After years of stop-and-go talks, California and two other states that take water from the lower Colorado River are nearing an agreement on how to share delivery cuts if a formal shortage is declared on the drought-plagued waterway.
Under the proposed pact, California — the river’s largest user — would reduce diversions earlier in a shortage than it would if the lower-basin states strictly adhered to a water-rights pecking order. California’s huge river take would drop 4.5% to 8% as the shortage progressed.
With occasional years of relief, the river that greens farm fields and fills faucets from Colorado to California has been stuck in drought since 2000. A shortage declaration has been looming over the seven-state basin for more than a decade, only to be narrowly averted time and again when rain and snow in the upper basin pushed reservoir levels above the trigger point.
But flows into Lake Powell — one of the Colorado’s two massive reservoirs — fell to a little more than a third of the average for the April-through-July period this year. And September’s inflow was negligible, less than 1% of the average.
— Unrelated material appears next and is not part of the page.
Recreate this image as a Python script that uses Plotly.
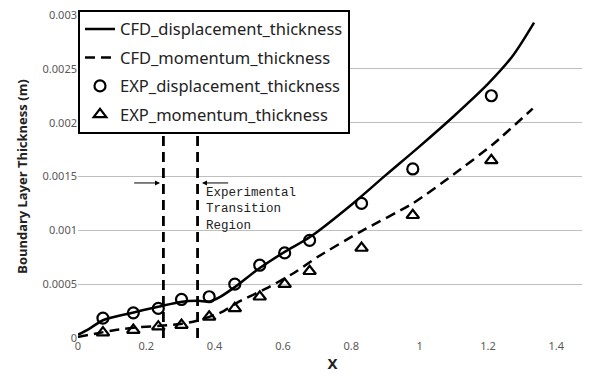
import plotly.graph_objects as go

# CFD curves
cfd_disp_x = [0, 0.035, 0.073, 0.16, 0.235, 0.30, 0.35, 0.385, 0.415, 0.46, 0.53, 0.605, 0.68, 0.805, 0.9, 1.0, 1.1, 1.2, 1.27, 1.335]
cfd_disp_y = [0.00003, 0.00009, 0.000165, 0.000235, 0.00029, 0.000335, 0.000345, 0.00034, 0.00038, 0.000475,
              0.000645, 0.0008, 0.00094, 0.00125, 0.00151, 0.00178, 0.00206, 0.00236, 0.00261, 0.00293]
cfd_mom_x = [0, 0.05, 0.12, 0.18, 0.25, 0.30, 0.35, 0.42, 0.47, 0.56, 0.64, 0.70, 0.834, 0.98, 1.1, 1.215, 1.331]
cfd_mom_y = [0.00001, 0.00004, 0.00008, 0.0001, 0.000115, 0.00013, 0.00016, 0.00024, 0.000335, 0.000475,
             0.00062, 0.00075, 0.001, 0.00125, 0.00152, 0.0018, 0.00213]

# Experimental points
exp_x = [0.073, 0.162, 0.235, 0.303, 0.384, 0.459, 0.532, 0.605, 0.678, 0.83, 0.98, 1.21]
exp_disp_y = [0.000185, 0.000234, 0.000275, 0.000358, 0.000383, 0.0005, 0.000676, 0.00079, 0.000907, 0.00125, 0.00157, 0.00225]
exp_mom_y = [0.00005, 0.000074, 0.000105, 0.00012, 0.000197, 0.000275, 0.000383, 0.0005, 0.00062, 0.000836, 0.00114, 0.00165]

# Transition region
transition_x = [0.25, 0.35]
transition_top = 0.0019

x_ticks = [0, 0.2, 0.4, 0.6, 0.8, 1, 1.2, 1.4]
y_ticks = [0, 0.0005, 0.001, 0.0015, 0.002, 0.0025, 0.003]
y_tick_labels = ["0", "0.0005", "0.001", "0.0015", "0.002", "0.0025", "0.003"]

fig = go.Figure()
fig.add_trace(go.Scatter(x=cfd_disp_x, y=cfd_disp_y, mode="lines", name="CFD_displacement_thickness",
                         line=dict(color="black", width=2.5, shape="spline", smoothing=0.9),
                         legendgroup="a"))
fig.add_trace(go.Scatter(x=cfd_mom_x, y=cfd_mom_y, mode="lines", name="CFD_momentum_thickness",
                         line=dict(color="black", width=2.5, dash="10px,6px", shape="spline", smoothing=0.6),
                         legendgroup="b"))
fig.add_trace(go.Scatter(x=exp_x, y=exp_disp_y, mode="markers", name="EXP_displacement_thickness",
                         marker=dict(symbol="circle-open", size=11, color="black", line=dict(width=2.2, color="black")),
                         legendgroup="c"))
fig.add_trace(go.Scatter(x=exp_x, y=exp_mom_y, mode="markers", name="EXP_momentum_thickness",
                         marker=dict(symbol="triangle-up-open", size=11, color="black", line=dict(width=2.2, color="black")),
                         legendgroup="d"))
for tx in transition_x:
    fig.add_trace(go.Scatter(x=[tx, tx], y=[0, transition_top], mode="lines", showlegend=False,
                             line=dict(color="black", width=2.8, dash="10px,6px")))

arrow_y = 0.00144
fig.add_annotation(x=0.24, y=arrow_y, ax=0.16, ay=arrow_y, xref="x", yref="y", axref="x", ayref="y",
                   showarrow=True, arrowhead=2, arrowsize=1, arrowwidth=1, arrowcolor="black", text="")
fig.add_annotation(x=0.363, y=arrow_y, ax=0.444, ay=arrow_y, xref="x", yref="y", axref="x", ayref="y",
                   showarrow=True, arrowhead=2, arrowsize=1, arrowwidth=1, arrowcolor="black", text="")
fig.add_annotation(x=0.368, y=0.00143, xref="x", yref="y", xanchor="left", yanchor="top", align="left",
                   showarrow=False, text="Experimental<br>Transition<br>Region",
                   font=dict(family="Liberation Mono", size=12.5, color="#222"))

# page body has an 8px default margin, so the figure is sized/margined to compensate
fig.update_layout(
    width=582, height=373,
    margin=dict(l=70, r=3, t=6, b=43),
    paper_bgcolor="white", plot_bgcolor="white",
    font=dict(family="Noto Sans", color="#222"),
    showlegend=True,
    legend=dict(x=0, y=1.013, xanchor="left", yanchor="top", bgcolor="white",
                bordercolor="black", borderwidth=2, font=dict(size=16.5, color="#222"),
                traceorder="grouped", tracegroupgap=4, itemwidth=30),
    xaxis=dict(range=[0, 1.49], tickvals=x_ticks, ticktext=[str(v) for v in x_ticks],
               showgrid=False, zeroline=False, showline=False, ticks="", automargin=False,
               tickfont=dict(size=11, color="#595959"),
               title=dict(text="<b>X</b>", font=dict(size=15, color="#222"), standoff=6)),
    yaxis=dict(range=[0, 0.003], tickvals=y_ticks, ticktext=y_tick_labels, ticklabeloverflow="allow",
               showgrid=True, gridcolor="#bfbfbf", gridwidth=1, zeroline=False, showline=False, ticks="",
               automargin=False, tickfont=dict(size=11, color="#595959"),
               title=dict(text="<b>Boundary Layer Thickness (m)</b>", font=dict(size=13, color="#222"), standoff=12)),
)
fig.write_html("out.html")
Looking at those numbers, federal officials say the U.S. Interior Department could declare a shortage in 2020.
“It’s pretty clear we’re in a deepening long-term drought cycle,” said Jeffrey Kightlinger, general manager of the Metropolitan Water District of Southern California, which has been importing Colorado River water to the region since the early 1940s. “It’s in everybody’s interest to prevent the system from cratering.”
The basin’s entire storage system is 47% full. Lake Powell, which stores runoff from the upper basin and releases it to Lake Mead, is 45% full. Mead, the source of Southern California’s river water, is 38% full.
The Interior secretary has never declared a shortage on the Colorado. But it has been known for years that the river is over-allocated. The basin states divvied up the flows in the early 20th century — a period that in hindsight was unusually wet and presented an unrealistic picture of what the Colorado could produce year in and year out.
Diversions are regulated by a complicated system of river compacts and water rights that call for Arizona and Nevada to take the first cuts in times of a lower-basin shortage. California, with some of the oldest river rights, is further down the line.
The sprawling Imperial Irrigation District and other farm districts in southeastern California control roughly 75% of California’s 4.4 million-acre-foot share. Imperial is the single largest user on the entire length of the river, which starts at the Continental Divide in the Colorado Rockies and has an average annual flow of roughly 15 million acre-feet.
Metropolitan has nearly doubled its base allocation of 550,000 acre-feet through agreements with Imperial and other irrigation districts that fallow crop land and sell their unused river supplies. Those deals would help cushion Metropolitan, which serves Southern California, if a shortage is declared. (An acre-foot is enough to supply more than two households for a year.)
Metropolitan would also benefit from water it has been able to bank in Lake Mead under 2007 drought guidelines that have allowed states to leave unused portions of their river allocations in the reservoir. Under the previous use-it-or-lose-it rules, states had to take their full allocation every year.
The 2007 framework specified that the Department of the Interior would declare a shortage when Lake Mead’s elevation hit 1,075 feet. Nevada and Arizona, which have rights junior to California, would then start delivery reductions.
Under the proposed drought contingency plan, Arizona and Nevada would continue to take the first cuts, which would be deeper than outlined in 2007. At the same time, California would reduce its river diversions when Mead levels hit 1,045 feet — earlier in the shortage than previously envisioned.
California’s cuts, shared by Imperial and Metropolitan, would increase as the lake level dropped but be no greater than 350,000 acre-feet a year.
Arizona is still working out the details of how to apportion its cuts among in-state users. And the lower-basin water districts have yet to approve the drought plan, which parties are hoping to finalize by December.
“I’ve got my own people asking tough questions. But I believe we can do it,” Metropolitan’s Kightlinger said.
A drought plan will not end debate among lower-basin users, who are confronting the fact that their use is outstripping the long-term supply.
“It’s not sustainable,” Kightlinger said. “We have to push it down or grow supply” with other sources.